La regolamentazione delle criptoattività è disciplinata in Europa dal regolamento MiCAR (Markets in Crypto-Assets Regulation), che ha introdotto la figura dei prestatori di servizi in cripto-attività (CASP nell’acronimo inglese), i quali devono sottostare a regole in materia di antiriciclaggio e contrasto al terrorismo (AML/CFT nell’acronimo inglese), non dissimili da quelle in vigore per gli intermediari finanziari tradizionali. Il fatto è – ha spiegato Angelini – che «pressoché l’intero ammontare di stablecoin in circolazione è denominato in dollari statunitensi e fa capo a due emittenti, Tether International S.A. (187 miliardi di dollari a novembre 2025) e Circle. Tether ha sede legale in El Salvador e non è autorizzata ai sensi delle regolamentazioni europea e statunitense. In Europa le stablecoin emesse da Tether non possono essere negoziate da CASP, e i loro scambi sono soggetti a presidi AML/CFT limitati in ambito UE». Quanto a Circle, «rispetta i requisiti di MiCAR ma solo quando le transazioni in cripto-asset avvengono tramite CASP».
Attualmente lo stock di stablecoin in circolazione – ha detto ancora Angelini – «ha un controvalore di circa 310 miliardi di dollari, un importo rilevante in valore assoluto ma del tutto trascurabile se rapportato, ad esempio, alla consistenza dei depositi bancari negli Stati Uniti (1,5 per cento)». Ed è poco significativo l’ammontare di queste criptomonete ancorate all’euro. Ma, se fossero distribuite da grandi gruppi tecnologici, con accesso a enormi basi di clienti, potrebbero rapidamente acquisire un’accettabilità non lontana da quella degli strumenti di pagamento tradizionali. «Qualora ciò accadesse potrebbe attenuarsi, o addirittura venire meno, l’esigenza di convertire i flussi di origine criminale in strumenti tradizionali». Ciò avrebbe conseguenze importanti.
L’intera impalcatura dei controlli sulle criptomonete fa perno sulla vigilanza sui CASP e sul fatto che, quando le criptovalute vengono convertite in moneta tradizionale attraverso un normale intermediario bancario, rientrano in un circuito regolamentato. Tuttavia un criminale potrebbe evitare il contatto con intermediari tradizionali attraverso i cosiddetti portafogli autocustoditi (unhosted o self-custodial wallets), combinazioni di software e hardware facilmente reperibili, che consentono all’utente di custodire e utilizzare direttamente le proprie cripto-attività. «Oggi, quindi, un criminale può sostituire la classica valigetta di banconote di grosso taglio con un portafoglio autocustodito, una sorta di ‘valigetta elettronica’ che non solo è in grado di contenere valori estremamente più elevati, ma può essere comodamente conservata e trasportata su un dispositivo simile a una chiavetta USB integrata con sistemi di crittografia avanzata, o su un cellulare».
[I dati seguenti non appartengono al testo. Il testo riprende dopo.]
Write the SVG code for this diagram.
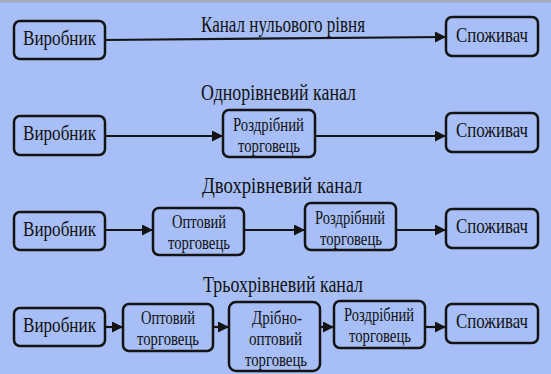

Secondo le più recenti stime dell’Istat, l’economia sommersa e le attività illegali in Italia hanno generato nel 2023 un valore aggiunto pari a 218 miliardi di euro e al 10 per cento del PIL. Sulla base di una mappatura sperimentale della UIF (Unità di Informazione Finanziaria della Banca d’Italia), il 2 per cento delle imprese operanti nell’economia italiana nel decennio 2011-2020 avrebbe avuto potenziali collegamenti con le mafie. Delle oltre 145.000 segnalazioni di operazioni sospette ricevute dalla UIF l’anno scorso, circa il 15 per cento ha mostrato connessioni tra imprese e criminalità organizzata.